Origin of the Name Bishop
The
Bishop family history was found in the allfamilycrests.com archives. The name Bishop is usually of Anglo-Norman descent spreading to Ireland, Scotland and Wales in early times and is found in many mediaeval manuscripts in these countries. Examples of such are a John le Bissup, Oxford, a William Bisscop, Norfolk, and a Henry Biscop, Lincolnshire, who were all recorded in the 'Hundred Rolls', England, in the year 1273.

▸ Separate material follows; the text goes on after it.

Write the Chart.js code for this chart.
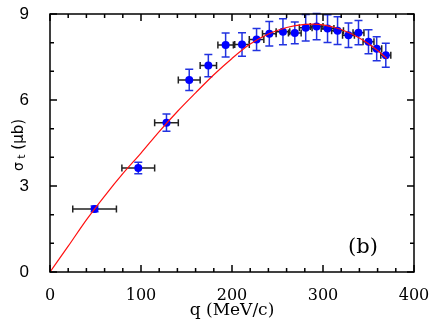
<!DOCTYPE html>
<html>
<head>
<meta charset="utf-8">
<script src="https://cdn.jsdelivr.net/npm/chart.js@4/dist/chart.umd.min.js"></script>
<style>
  body { margin: 0; background: #fff; }
  #wrap { width: 436px; height: 327px; }
</style>
</head>
<body>
<div id="wrap"><canvas id="grafico"></canvas></div>
<script>
// pontos medidos
const qVals = [49, 97, 128, 153, 174, 193, 211, 227, 241, 256, 269, 281, 293, 305, 316, 328, 339, 350, 359, 369];
const sigmaVals = [2.2, 3.63, 5.21, 6.70, 7.20, 7.92, 7.94, 8.11, 8.31, 8.38, 8.34, 8.52, 8.56, 8.49, 8.42, 8.26, 8.35, 8.03, 7.79, 7.56];
const qErr = [24, 18, 13, 12, 9, 8.5, 8, 8, 7.5, 7.5, 7, 7, 7, 7, 6.5, 6.5, 6, 6, 5.5, 5.5];
const sigmaErr = [0.1, 0.2, 0.3, 0.37, 0.39, 0.42, 0.41, 0.38, 0.43, 0.45, 0.38, 0.46, 0.46, 0.48, 0.48, 0.43, 0.42, 0.42, 0.42, 0.42];

// curva teorica (vermelha)
const fitQ = [0, 20, 40, 60, 80, 100, 120, 140, 160, 180, 200, 220, 240, 260, 280, 290, 300, 320, 340, 360, 370];
const fitSigma = [0, 0.9, 1.82, 2.65, 3.43, 4.15, 4.9, 5.6, 6.25, 6.88, 7.45, 7.95, 8.3, 8.53, 8.64, 8.65, 8.62, 8.46, 8.16, 7.73, 7.45];

// eixos
const xTicks = [0, 100, 200, 300, 400];
const yTicks = [0, 3, 6, 9];
const panelLabel = '(b)';

// barras de erro, desenhadas antes dos pontos
const errorBars = {
  id: 'errorBars',
  beforeDatasetsDraw(chart) {
    const { ctx, scales: { x, y } } = chart;
    ctx.save();
    ctx.lineWidth = 1.5;
    qVals.forEach((q, i) => {
      const px = x.getPixelForValue(q);
      const py = y.getPixelForValue(sigmaVals[i]);
      const x0 = x.getPixelForValue(q - qErr[i]);
      const x1 = x.getPixelForValue(q + qErr[i]);
      ctx.strokeStyle = '#222';
      ctx.beginPath();
      ctx.moveTo(x0, py); ctx.lineTo(x1, py);
      ctx.moveTo(x0, py - 3.5); ctx.lineTo(x0, py + 3.5);
      ctx.moveTo(x1, py - 3.5); ctx.lineTo(x1, py + 3.5);
      ctx.stroke();
      const y0 = y.getPixelForValue(sigmaVals[i] - sigmaErr[i]);
      const y1 = y.getPixelForValue(sigmaVals[i] + sigmaErr[i]);
      ctx.strokeStyle = '#2233e0';
      ctx.beginPath();
      ctx.moveTo(px, y0); ctx.lineTo(px, y1);
      ctx.moveTo(px - 4, y0); ctx.lineTo(px + 4, y0);
      ctx.moveTo(px - 4, y1); ctx.lineTo(px + 4, y1);
      ctx.stroke();
    });
    ctx.restore();
  }
};

// moldura com marcas para dentro e textos extras
const frame = {
  id: 'frame',
  afterDraw(chart) {
    const { ctx, chartArea: a, scales: { x, y } } = chart;
    ctx.save();
    ctx.strokeStyle = '#000';
    ctx.lineWidth = 1.5;
    ctx.strokeRect(a.left, a.top, a.right - a.left, a.bottom - a.top);
    ctx.beginPath();
    for (let v = 0; v <= 400; v += 20) {
      const px = x.getPixelForValue(v);
      const len = v % 100 === 0 ? 7 : 4;
      ctx.moveTo(px, a.bottom); ctx.lineTo(px, a.bottom - len);
      ctx.moveTo(px, a.top); ctx.lineTo(px, a.top + len);
    }
    for (let v = 0; v <= 9; v += 1) {
      const py = y.getPixelForValue(v);
      const len = v % 3 === 0 ? 7 : 4;
      ctx.moveTo(a.left, py); ctx.lineTo(a.left + len, py);
      ctx.moveTo(a.right, py); ctx.lineTo(a.right - len, py);
    }
    ctx.stroke();

    // rotulo do painel
    ctx.fillStyle = '#000';
    ctx.font = '21px "DejaVu Serif"';
    ctx.textAlign = 'center';
    ctx.textBaseline = 'middle';
    ctx.fillText(panelLabel, 363, 248);

    // titulo do eixo y: sigma_t (mu b)
    ctx.translate(23, 145);
    ctx.rotate(-Math.PI / 2);
    ctx.textAlign = 'left';
    ctx.textBaseline = 'alphabetic';
    ctx.font = '14px "DejaVu Sans"';
    const parts = ['σ', ' (μb)'];
    const w0 = ctx.measureText(parts[0]).width;
    ctx.font = '11px "DejaVu Sans"';
    const wt = ctx.measureText(' t').width;
    ctx.font = '15px "DejaVu Sans"';
    const w1 = ctx.measureText(parts[1]).width;
    let cx = -(w0 + wt + w1) / 2;
    ctx.font = '14px "DejaVu Sans"';
    ctx.fillText(parts[0], cx, 0);
    cx += w0;
    ctx.font = '11px "DejaVu Sans"';
    ctx.fillText(' t', cx, 2);
    cx += wt;
    ctx.font = '15px "DejaVu Sans"';
    ctx.fillText(parts[1], cx, 0);
    ctx.restore();
  }
};

new Chart(document.getElementById('grafico'), {
  type: 'scatter',
  data: {
    datasets: [
      {
        data: fitQ.map((q, i) => ({ x: q, y: fitSigma[i] })),
        showLine: true,
        borderColor: '#ff1010',
        borderWidth: 1.2,
        pointRadius: 0,
        cubicInterpolationMode: 'monotone',
        order: 0
      },
      {
        data: qVals.map((q, i) => ({ x: q, y: sigmaVals[i] })),
        backgroundColor: '#0000ff',
        borderWidth: 0,
        pointRadius: 4,
        order: 1
      }
    ]
  },
  options: {
    responsive: true,
    maintainAspectRatio: false,
    animation: false,
    layout: { padding: { left: 0, top: 14, right: 22, bottom: 0 } },
    plugins: { legend: { display: false }, tooltip: { enabled: false } },
    scales: {
      x: {
        type: 'linear',
        min: 0,
        max: 400,
        afterFit: s => { s.height = 55; s.paddingLeft = 0; s.paddingRight = 0; },
        afterBuildTicks: s => { s.ticks = xTicks.map(v => ({ value: v })); },
        grid: { display: false },
        border: { display: false },
        ticks: { color: '#000', padding: 6, maxRotation: 0, font: { family: 'DejaVu Serif', size: 16 } },
        title: {
          display: true,
          text: 'q (MeV/c)',
          color: '#000',
          padding: { top: 0, bottom: 6 },
          font: { family: 'DejaVu Serif', size: 17 }
        }
      },
      y: {
        type: 'linear',
        min: 0,
        max: 9,
        afterFit: s => { s.width = 50; s.paddingTop = 0; s.paddingBottom = 0; },
        afterBuildTicks: s => { s.ticks = yTicks.map(v => ({ value: v })); },
        grid: { display: false },
        border: { display: false },
        ticks: { color: '#000', padding: 13, font: { family: 'Liberation Sans', size: 17 } }
      }
    }
  },
  plugins: [errorBars, frame]
});
</script>
</body>
</html>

In Ireland this name and its variants were introduced into Ulster Province by settlers who arrived from England and Scotland, especially during the seventeenth century. It was the 'Plantations of Ireland' in the sixteenth and seventeenth centuries that marked the end of Gaelic supremacy in Ireland. While the influx of settlers in the wake of the earlier Anglo-Norman invasion of the twelfth century resulted in a full integration into Irish society of the new arrivals, the same never occurred with the Ulster Planters who maintained their own distinct identity.
Bishop is also an anglicized form of the native Gaelic Mac an Easpuig and Mac Giolla Easpug septs that were located in County Tyrone and in Counties Down and Donegal respectively.
The Bishop coat of arms came into existence centuries ago. The process of creating coats of arms (also often called family crests) began in the eleventh century although a form of Proto-Heraldry may have existed in some countries prior to this. The new art of Heraldry made it possible for families and even individual family members to have their very own coat of arms, including all Bishop descendants.